What are recommended settings for Sous Vide cooking?

I’m wondering what (if any) are the currently recommended settings for Sous Vide or Sousvide (including both for ease of searching) cooking?

I have read a number of posts that mentioned it when the ‘temporary PWM release’ was in development and I’m wondering if there’s any new information on how to tune the settings or if there’s any agreement on what those settings should be by now?

I gather it has to be in Fridge Constant mode with at least a Fridge Temp sensor assigned. One of the outputs is assigned as the Fridge Heater, connected to a 40A SSR which will drive a water bath with a 1500 - 2000W element in it.

I tried this basic setup with the fridge setpoint set to 58C but got a large overshoot in the heating (it went to 78 before the heater turned off).

I’m not sure which settings to tweak, or how raising them higher or lower will affect things. Do I also need a sensor assigned to Beer Temp sitting in the water bath too?

There was some advice from @Elco in this post: https://community.brewpi.com/t/preliminary-pwm-actuators-release/869/18 but I don’t know if it still applies or which of the several Kps and Kis to change (or how changing them affects things).

Thanks

Use fridge constant mode.
The only settings affecting the algorithm then are Heater1 PID settings.

My guess would be:

Use a Kp of 40: 1 degree too low = 20% on.
Use a Ti of 300 (5 min).
Use a Td of 30 sec (you don’t expect much overshoot after turning the heater off).

Make sure your sensor is close to the heating element to prevent overshoot due to the delay in the response.

Thank you. I programmed those settings into the Spark Photon and set the fridge set point to 58C. Then I moved it to the kitchen so it could control the water temperature.

I also set the “Dead time when switching between actuators” to 0 based on this post https://community.brewpi.com/t/out-of-the-blue-idling-for-20min/1324/3

There was an initial 10C overshoot when heating the water from tap temperature but after it had cooled down it was able to more closely keep it to 58C. The behavior after cooling down seemed to be:

  • Fridge sensor temp drops to 57.9C
  • Heating begins
  • Initially short heating pulses, getting longer as temperature rises, then shortening again
  • Temperature rises to 59C before heating shuts off for the last time
  • Temperature continues to rise to 60C
  • Water idles and loses heat until it’s at 57.9C and the cycle begins again (still repeating after 2 hours).
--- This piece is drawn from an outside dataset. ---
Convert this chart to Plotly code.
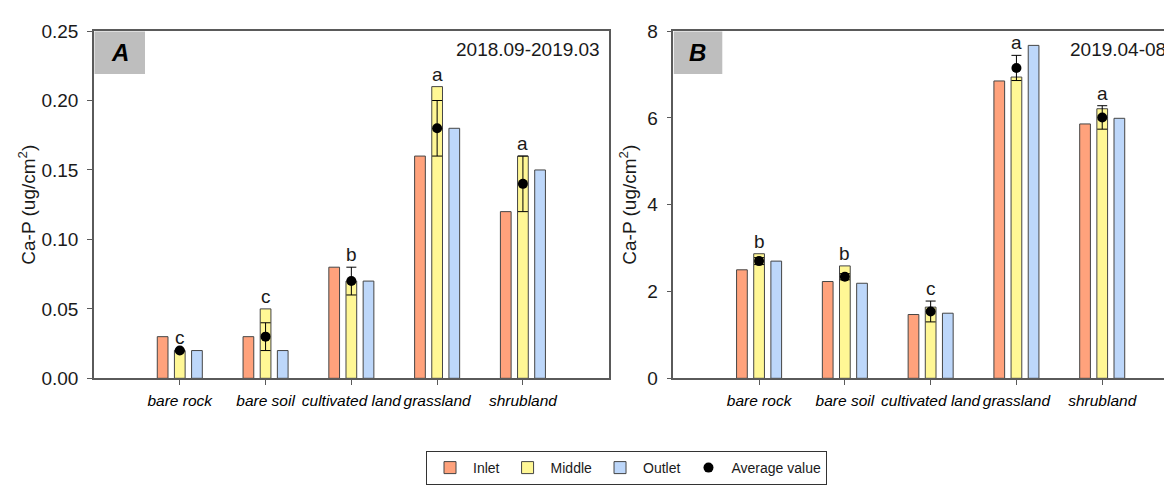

So on average it seems to maintain the temperature at more than the 58C setpoint and keeps oscillating.

I do not have a graph screenshot because the Raspberry Pi is connected via ethernet which I don’t have in the kitchen so I don’t maintain the physical USB connection between Spark and Pi.

Can you explain in a little more detail what the effect of each setting is? I have read the text next to them in advanced settings but need some more clarity. I have also read the PID entry on wikipedia here https://en.wikipedia.org/wiki/PID_controller

Does increasing the Heater1 PID Kp increase the duration of the heating pulses? So at the moment that it sees there is a difference in the reading it reacts more or less strongly to correct it? I’m not sure how to calculate “Kp of 40: 1 degree too low = 20% on”. Is the accepted range of Kp from 0 to 100?
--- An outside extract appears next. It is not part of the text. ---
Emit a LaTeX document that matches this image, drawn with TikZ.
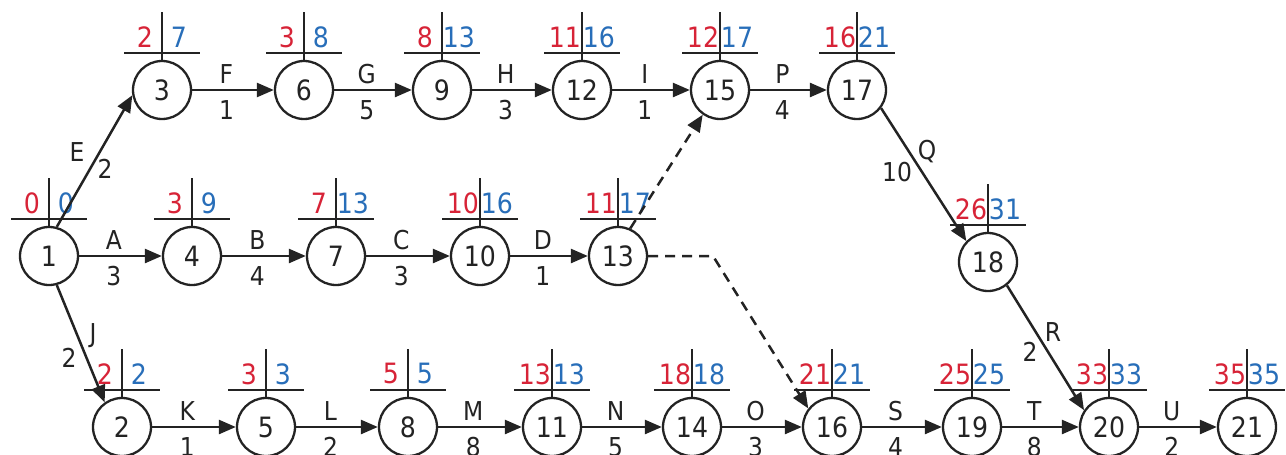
\documentclass[tikz,border=0pt]{standalone}
\usepackage{fontspec}
\setmainfont{DejaVu Sans}[FakeStretch=0.9]
\usetikzlibrary{arrows.meta}
\definecolor{esred}{RGB}{215,35,55}
\definecolor{lsblue}{RGB}{40,110,185}
\definecolor{ink}{RGB}{35,35,35}
\tikzset{
 ev/.style={circle,draw=ink,line width=2.3pt,minimum size=58pt,inner sep=0pt,font=\fontsize{28}{28}\selectfont,text=ink},
 act/.style={draw=ink,line width=2.5pt,-{Triangle[length=17pt,width=14pt]}},
 dum/.style={act,dash pattern=on 10pt off 7pt},
 lbl/.style={font=\fontsize{26}{26}\selectfont,text=ink,inner sep=0pt},
 up/.style={lbl,above=5pt,pos=0.42},
 dn/.style={lbl,below=9pt,pos=0.42},
 es/.style={font=\fontsize{28}{28}\selectfont,text=esred,inner sep=0pt},
 ls/.style={font=\fontsize{28}{28}\selectfont,text=lsblue,inner sep=0pt},
 tick/.style={draw=ink,line width=2.3pt}
}
\newcommand\evlab[3]{%
 \draw[tick] (#1.north) -- ([yshift=48pt]#1.north);
 \draw[tick] ([xshift=-38pt,yshift=7pt]#1.north) -- ([xshift=38pt,yshift=7pt]#1.north);
 \node[es] (#1es) at ([xshift=-17pt,yshift=23pt]#1.north) {#2};
 \node[ls] (#1ls) at ([xshift=17pt,yshift=23pt]#1.north) {#3};
}
\begin{document}
\begin{tikzpicture}[x=1pt,y=-1pt]
\useasboundingbox (0,0) rectangle (1286,455);
% row 1
\node[ev] (n3) at (162,90) {3};
\node[ev] (n6) at (304,90) {6};
\node[ev] (n9) at (442,90) {9};
\node[ev] (n12) at (582,90) {12};
\node[ev] (n15) at (720,90) {15};
\node[ev] (n17) at (857,90) {17};
% row 2
\node[ev] (n1) at (49,256) {1};
\node[ev] (n4) at (192,256) {4};
\node[ev] (n7) at (336,256) {7};
\node[ev] (n10) at (480,256) {10};
\node[ev] (n13) at (618,256) {13};
\node[ev] (n18) at (988,262) {18};
% row 3
\node[ev] (n2) at (122,427) {2};
\node[ev] (n5) at (266,427) {5};
\node[ev] (n8) at (408,427) {8};
\node[ev] (n11) at (552,427) {11};
\node[ev] (n14) at (692,427) {14};
\node[ev] (n16) at (832,427) {16};
\node[ev] (n19) at (972,427) {19};
\node[ev] (n20) at (1109,427) {20};
\node[ev] (n21) at (1247,427) {21};
% time labels
\evlab{n1}{0}{0}
\evlab{n3}{2}{7}
\evlab{n6}{3}{8}
\evlab{n9}{8}{13}
\evlab{n12}{11}{16}
\evlab{n15}{12}{17}
\evlab{n17}{16}{21}
\evlab{n4}{3}{9}
\evlab{n7}{7}{13}
\evlab{n10}{10}{16}
\evlab{n13}{11}{17}
\evlab{n18}{26}{31}
\evlab{n2}{2}{2}
\evlab{n5}{3}{3}
\evlab{n8}{5}{5}
\evlab{n11}{13}{13}
\evlab{n14}{18}{18}
\evlab{n16}{21}{21}
\evlab{n19}{25}{25}
\evlab{n20}{33}{33}
\evlab{n21}{35}{35}
% horizontal activities
\draw[act] (n3) -- node[up] (lF) {F} node[dn] (dF) {1} (n6);
\draw[act] (n6) -- node[up] (lG) {G} node[dn] (dG) {5} (n9);
\draw[act] (n9) -- node[up] (lH) {H} node[dn] (dH) {3} (n12);
\draw[act] (n12) -- node[up] (lI) {I} node[dn] (dI) {1} (n15);
\draw[act] (n15) -- node[up] (lP) {P} node[dn] (dP) {4} (n17);
\draw[act] (n1) -- node[up] (lA) {A} node[dn] (dA) {3} (n4);
\draw[act] (n4) -- node[up] (lB) {B} node[dn] (dB) {4} (n7);
\draw[act] (n7) -- node[up] (lC) {C} node[dn] (dC) {3} (n10);
\draw[act] (n10) -- node[up] (lD) {D} node[dn] (dD) {1} (n13);
\draw[act] (n2) -- node[up] (lK) {K} node[dn] (dK) {1} (n5);
\draw[act] (n5) -- node[up] (lL) {L} node[dn] (dL) {2} (n8);
\draw[act] (n8) -- node[up] (lM) {M} node[dn] (dM) {8} (n11);
\draw[act] (n11) -- node[up] (lN) {N} node[dn] (dN) {5} (n14);
\draw[act] (n14) -- node[up] (lO) {O} node[dn] (dO) {3} (n16);
\draw[act] (n16) -- node[up] (lS) {S} node[dn] (dS) {4} (n19);
\draw[act] (n19) -- node[up] (lT) {T} node[dn] (dT) {8} (n20);
\draw[act] (n20) -- node[up] (lU) {U} node[dn] (dU) {2} (n21);
% diagonal activities
\draw[act] (n1.75) -- (n3.190);
\node[lbl] (lE) at (77,152) {E};
\node[lbl] (dE) at (105,169) {2};
\draw[act] (n1.285) -- (n2.125);
\node[lbl] (lJ) at (93,336) {J};
\node[lbl] (dJ) at (69,358) {2};
\draw[act] (n17.-37) -- (n18.136);
\node[lbl] (lQ) at (927,152) {Q};
\node[lbl] (dQ) at (897,172) {10};
\draw[act] (n18.-51) -- (n20.146);
\node[lbl] (lR) at (1053,332) {R};
\node[lbl] (dR) at (1030,352) {2};
% dummy activities
\coordinate (kink) at (713,256);
\draw[dum] (n13.66) -- (n15.235);
\draw[dum] (n13.east) -- (kink) -- (n16.142);
\end{tikzpicture}
\end{document}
Does Ti affect how I see the duration of the heating pulses change? If I increased the value, would I see the duration of the heating pulses increase faster or slower? Or if you increase it too much, does it cause oscillation because it is still ‘remembering’ past errors?
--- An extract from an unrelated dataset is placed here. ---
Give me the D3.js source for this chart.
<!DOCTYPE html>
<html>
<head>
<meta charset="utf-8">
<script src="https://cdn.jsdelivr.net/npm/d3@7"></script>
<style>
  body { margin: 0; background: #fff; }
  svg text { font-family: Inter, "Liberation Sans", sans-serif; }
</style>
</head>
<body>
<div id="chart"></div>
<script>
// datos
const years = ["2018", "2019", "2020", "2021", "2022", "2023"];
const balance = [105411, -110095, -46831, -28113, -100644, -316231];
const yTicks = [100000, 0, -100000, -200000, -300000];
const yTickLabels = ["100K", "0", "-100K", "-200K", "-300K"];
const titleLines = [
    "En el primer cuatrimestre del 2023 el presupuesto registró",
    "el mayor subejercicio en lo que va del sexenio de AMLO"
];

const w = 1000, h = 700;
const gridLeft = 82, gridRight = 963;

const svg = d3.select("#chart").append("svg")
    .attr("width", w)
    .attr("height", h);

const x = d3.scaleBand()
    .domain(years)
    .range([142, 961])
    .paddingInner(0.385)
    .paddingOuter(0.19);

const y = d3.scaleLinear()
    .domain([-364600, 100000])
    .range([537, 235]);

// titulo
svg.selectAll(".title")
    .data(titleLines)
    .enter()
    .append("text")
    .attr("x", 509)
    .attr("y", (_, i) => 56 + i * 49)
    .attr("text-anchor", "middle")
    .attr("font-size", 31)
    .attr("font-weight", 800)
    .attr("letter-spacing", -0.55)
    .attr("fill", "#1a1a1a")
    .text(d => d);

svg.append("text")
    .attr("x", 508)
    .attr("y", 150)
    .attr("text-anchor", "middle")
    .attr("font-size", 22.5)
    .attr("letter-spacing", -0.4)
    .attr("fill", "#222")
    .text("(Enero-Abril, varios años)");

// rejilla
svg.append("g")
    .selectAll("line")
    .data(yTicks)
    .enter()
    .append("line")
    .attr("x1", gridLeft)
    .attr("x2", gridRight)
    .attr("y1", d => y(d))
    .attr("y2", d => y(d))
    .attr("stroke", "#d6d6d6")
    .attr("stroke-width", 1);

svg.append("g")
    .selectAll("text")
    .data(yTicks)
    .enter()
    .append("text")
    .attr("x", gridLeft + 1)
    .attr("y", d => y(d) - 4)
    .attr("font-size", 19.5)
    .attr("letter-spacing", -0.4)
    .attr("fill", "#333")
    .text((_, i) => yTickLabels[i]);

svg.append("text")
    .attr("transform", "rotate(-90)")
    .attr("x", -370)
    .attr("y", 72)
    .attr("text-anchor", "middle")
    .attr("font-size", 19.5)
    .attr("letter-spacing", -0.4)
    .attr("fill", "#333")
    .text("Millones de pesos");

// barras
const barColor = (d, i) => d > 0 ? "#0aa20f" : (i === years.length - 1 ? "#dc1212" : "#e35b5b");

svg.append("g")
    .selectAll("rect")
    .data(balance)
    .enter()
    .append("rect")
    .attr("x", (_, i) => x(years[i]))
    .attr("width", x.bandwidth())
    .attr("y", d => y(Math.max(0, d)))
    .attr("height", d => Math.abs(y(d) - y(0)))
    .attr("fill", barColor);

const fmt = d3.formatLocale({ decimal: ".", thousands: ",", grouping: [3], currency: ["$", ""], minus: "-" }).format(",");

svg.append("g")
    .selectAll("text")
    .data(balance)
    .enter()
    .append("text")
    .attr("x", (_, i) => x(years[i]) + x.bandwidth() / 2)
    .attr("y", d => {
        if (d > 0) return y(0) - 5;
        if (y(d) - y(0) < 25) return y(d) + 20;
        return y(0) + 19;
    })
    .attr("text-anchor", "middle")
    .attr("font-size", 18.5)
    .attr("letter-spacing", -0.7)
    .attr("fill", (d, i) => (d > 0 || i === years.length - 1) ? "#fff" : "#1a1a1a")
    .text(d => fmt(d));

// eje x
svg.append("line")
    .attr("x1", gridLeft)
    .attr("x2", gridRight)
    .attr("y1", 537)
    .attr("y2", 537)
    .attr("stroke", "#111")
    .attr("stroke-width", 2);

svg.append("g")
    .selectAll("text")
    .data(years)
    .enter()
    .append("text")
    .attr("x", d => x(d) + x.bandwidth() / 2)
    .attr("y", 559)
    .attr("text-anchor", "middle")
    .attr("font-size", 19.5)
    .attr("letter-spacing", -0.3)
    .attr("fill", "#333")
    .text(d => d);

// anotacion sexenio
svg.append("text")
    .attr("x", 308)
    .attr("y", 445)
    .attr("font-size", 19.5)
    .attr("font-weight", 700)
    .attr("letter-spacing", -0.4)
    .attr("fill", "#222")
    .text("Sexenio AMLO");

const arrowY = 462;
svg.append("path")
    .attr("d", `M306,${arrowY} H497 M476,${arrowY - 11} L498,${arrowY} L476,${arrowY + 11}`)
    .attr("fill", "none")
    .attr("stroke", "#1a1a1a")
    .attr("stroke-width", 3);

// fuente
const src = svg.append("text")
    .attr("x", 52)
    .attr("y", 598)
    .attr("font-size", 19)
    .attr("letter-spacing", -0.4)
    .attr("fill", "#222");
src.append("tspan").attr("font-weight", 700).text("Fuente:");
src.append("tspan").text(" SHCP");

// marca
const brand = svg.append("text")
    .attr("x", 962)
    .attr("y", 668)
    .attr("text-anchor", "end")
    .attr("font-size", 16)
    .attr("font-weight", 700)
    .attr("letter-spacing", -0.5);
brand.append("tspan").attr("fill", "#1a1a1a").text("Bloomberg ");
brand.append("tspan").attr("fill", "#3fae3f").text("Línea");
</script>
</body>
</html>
Finally Td is described as looking into the future to predict the outcome of current behaviour. So should I increase it to look further ahead?

Whoops, I understand that this is confusing.

Kp of 40: 1 degree too low = 20% on 40% ON

Ti = how fast does an error accumulate. So with Ti = 300 seconds, this means that the integrator part increases with the error/300 each second.

What you describe, that the pulses get longer without the error increasing, is the integrator that is increasing. The integrator should only correct steady state errors (constant heat loss to environment). So the time constant should be longer Ti than the time constant of the process (how fast it responds to heating).

Td: the derivative part is simply Td * derivative. So in other words, it assumes an overshoot of Td * the current derivative. Td prevents overshoot, by assuming that the temperature will continue to rise if the heater is disabled.

So summary:
Kp: at which temperature difference should the heater be fully ON? Divide 100 by that difference to get Kp.
Ti: how long does it take for the process to respond to the actuator? Ti should be outside of that range, because it should only correct slow changing factors.
Td: if I heat at full power and then turn the heater off, how long does the temperature continue to rise?

Thanks again.

Using the same settings you recommended with a larger volume of water (about 8l) reduced the oscillations to about 1C around the setpoint. I can continue to tweak from there and will see how much closer I can get to totally consistent readings.